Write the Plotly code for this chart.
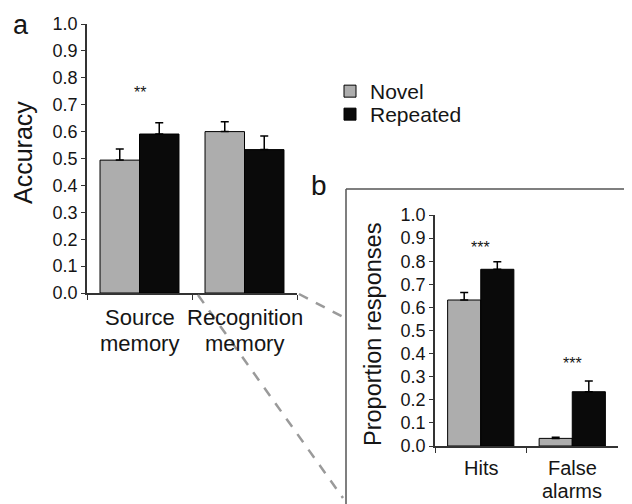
import plotly.graph_objects as go

# ---------------- data ----------------
series_names = ["Novel", "Repeated"]

cats_a = ["Source<br>memory", "Recognition<br>memory"]
novel_a = [0.494, 0.600]
novel_a_err = [0.041, 0.037]
rep_a = [0.591, 0.533]
rep_a_err = [0.042, 0.051]
sig_a = ["**", ""]
sig_a_y = [0.747, 0.0]

cats_b = ["Hits", "False<br>alarms"]
novel_b = [0.632, 0.033]
novel_b_err = [0.032, 0.005]
rep_b = [0.765, 0.235]
rep_b_err = [0.033, 0.046]
sig_b = ["***", "***"]
sig_b_y = [0.861, 0.359]

yticks = [i / 10 for i in range(11)]

# ---------------- style ----------------
# the page body has an 8px margin, so the figure is 8px smaller than the window
OFF = 8
W, H = 632 - OFF, 504 - OFF
FONT = "Liberation Sans, Arial, Helvetica, sans-serif"
C_NOVEL = "#adadad"
C_REP = "#0a0a0a"
AX = "#333333"
TXT = "#151515"


def px(x):
    """window pixel x -> paper fraction"""
    return (x - OFF) / W


def py(y):
    """window pixel y -> paper fraction"""
    return 1 - (y - OFF) / H


fig = go.Figure()

w_a = 0.376
w_b = 0.362
for cats, vals, errs, color, name, off, w, xa, ya, show, lg in [
    (cats_a, novel_a, novel_a_err, C_NOVEL, series_names[0], -1, w_a, "x", "y", True, "legend"),
    (cats_a, rep_a, rep_a_err, C_REP, series_names[1], 0, w_a, "x", "y", True, "legend2"),
    (cats_b, novel_b, novel_b_err, C_NOVEL, series_names[0], -1, w_b, "x2", "y2", False, "legend"),
    (cats_b, rep_b, rep_b_err, C_REP, series_names[1], 0, w_b, "x2", "y2", False, "legend2"),
]:
    fig.add_trace(go.Bar(
        x=cats, y=vals, name=name, legendgroup=name, showlegend=show, legend=lg,
        width=w, offset=off * w,
        marker=dict(color=color, line=dict(color="#000000", width=1)),
        error_y=dict(type="data", symmetric=False, array=errs,
                     arrayminus=[0] * len(errs), color="#000000",
                     thickness=1.5, width=4),
        xaxis=xa, yaxis=ya,
    ))

common_y = dict(range=[0, 1], tickvals=yticks, tickformat=".1f",
                showline=True, linecolor=AX, linewidth=1.5,
                ticks="outside", ticklen=4, tickcolor=AX, tickwidth=1.2,
                showgrid=False, zeroline=False, fixedrange=True, automargin=False,
                tickfont=dict(size=18, color=TXT, family=FONT))
common_x = dict(type="category", tickson="boundaries", range=[-0.5, 1.5],
                showline=True, linecolor=AX, linewidth=1.5, showticklabels=False,
                ticks="outside", ticklen=5, tickcolor=AX, tickwidth=1.2,
                showgrid=False, zeroline=False, fixedrange=True, automargin=False)

leg_common = dict(xanchor="left", yanchor="top",
                  font=dict(size=21, family=FONT, color=TXT),
                  bgcolor="rgba(0,0,0,0)", itemwidth=30)

fig.update_layout(
    width=W, height=H,
    margin=dict(l=0, r=0, t=0, b=0, autoexpand=False),
    paper_bgcolor="white", plot_bgcolor="white",
    barmode="overlay",
    font=dict(family=FONT, color=TXT),
    showlegend=True,
    legend=dict(x=px(330), y=py(71), **leg_common),
    legend2=dict(x=px(330), y=py(94), **leg_common),
    xaxis=dict(domain=[px(87), px(297)], anchor="y", **common_x),
    yaxis=dict(domain=[py(293), py(24)], anchor="x", **common_y),
    xaxis2=dict(domain=[px(435), px(618)], anchor="y2", **common_x),
    yaxis2=dict(domain=[py(446), py(215)], anchor="x2", **common_y),
)

# axis titles
fig.add_annotation(x=px(23), y=py(153), xref="paper", yref="paper", text="Accuracy",
                   textangle=-90, showarrow=False, xanchor="center", yanchor="middle",
                   font=dict(size=25, family=FONT, color=TXT))
fig.add_annotation(x=px(373), y=py(335), xref="paper", yref="paper",
                   text="Proportion responses",
                   textangle=-90, showarrow=False, xanchor="center", yanchor="middle",
                   font=dict(size=23.5, family=FONT, color=TXT))

# category labels (two lines each, tight line spacing)
for cats, xr, bottoms, fs in [(cats_a, "x", [331, 357], 22), (cats_b, "x2", [480, 503], 20)]:
    for cat in cats:
        for i, line in enumerate(cat.split("<br>")):
            fig.add_annotation(x=cat, y=py(bottoms[i]), xref=xr, yref="paper", text=line,
                               showarrow=False, xanchor="center", yanchor="bottom",
                               borderpad=0,
                               font=dict(size=fs, family=FONT, color=TXT))

# significance stars
for cat, s, yv in zip(cats_a, sig_a, sig_a_y):
    if s:
        fig.add_annotation(x=cat, y=yv, xref="x", yref="y", text=s, showarrow=False,
                           font=dict(size=16, family=FONT, color=TXT))
for cat, s, yv in zip(cats_b, sig_b, sig_b_y):
    if s:
        fig.add_annotation(x=cat, y=yv, xref="x2", yref="y2", text=s, showarrow=False,
                           font=dict(size=16, family=FONT, color=TXT))

# panel letters
fig.add_annotation(x=px(11), y=py(8.5), xref="paper", yref="paper", text="a",
                   showarrow=False, xanchor="left", yanchor="top",
                   font=dict(size=27, family=FONT, color=TXT))
fig.add_annotation(x=px(309), y=py(203), xref="paper", yref="paper", text="b",
                   showarrow=False, xanchor="left", yanchor="bottom",
                   font=dict(size=28, family=FONT, color=TXT))

# inset frame (left and top edges)
fig.add_shape(type="line", xref="paper", yref="paper",
              x0=px(346), y0=py(189), x1=px(346), y1=py(504),
              line=dict(color="#555555", width=1.5))
fig.add_shape(type="line", xref="paper", yref="paper",
              x0=px(346), y0=py(189), x1=px(632), y1=py(189),
              line=dict(color="#555555", width=1.5))

# dashed zoom connectors
fig.add_shape(type="line", xref="paper", yref="paper",
              x0=px(299), y0=py(294), x1=px(345), y1=py(318),
              line=dict(color="#9a9a9a", width=2.5, dash="10px,9px"))
fig.add_shape(type="line", xref="paper", yref="paper",
              x0=px(198), y0=py(295), x1=px(343), y1=py(498),
              line=dict(color="#9a9a9a", width=2.5, dash="10px,9px"))

fig.write_html("out.html")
-*-*-
▸ **WORK INSTRUCTIONS**
Pictures are excluded: retype only the lines from the beginning of the listing above through the line with "fig = go.Figure()", both included.

▸ **OUTPUT BELOW**
Write the Plotly code for this chart.
import plotly.graph_objects as go

# ---------------- data ----------------
series_names = ["Novel", "Repeated"]

cats_a = ["Source<br>memory", "Recognition<br>memory"]
novel_a = [0.494, 0.600]
novel_a_err = [0.041, 0.037]
rep_a = [0.591, 0.533]
rep_a_err = [0.042, 0.051]
sig_a = ["**", ""]
sig_a_y = [0.747, 0.0]

cats_b = ["Hits", "False<br>alarms"]
novel_b = [0.632, 0.033]
novel_b_err = [0.032, 0.005]
rep_b = [0.765, 0.235]
rep_b_err = [0.033, 0.046]
sig_b = ["***", "***"]
sig_b_y = [0.861, 0.359]

yticks = [i / 10 for i in range(11)]

# ---------------- style ----------------
# the page body has an 8px margin, so the figure is 8px smaller than the window
OFF = 8
W, H = 632 - OFF, 504 - OFF
FONT = "Liberation Sans, Arial, Helvetica, sans-serif"
C_NOVEL = "#adadad"
C_REP = "#0a0a0a"
AX = "#333333"
TXT = "#151515"


def px(x):
    """window pixel x -> paper fraction"""
    return (x - OFF) / W


def py(y):
    """window pixel y -> paper fraction"""
    return 1 - (y - OFF) / H


fig = go.Figure()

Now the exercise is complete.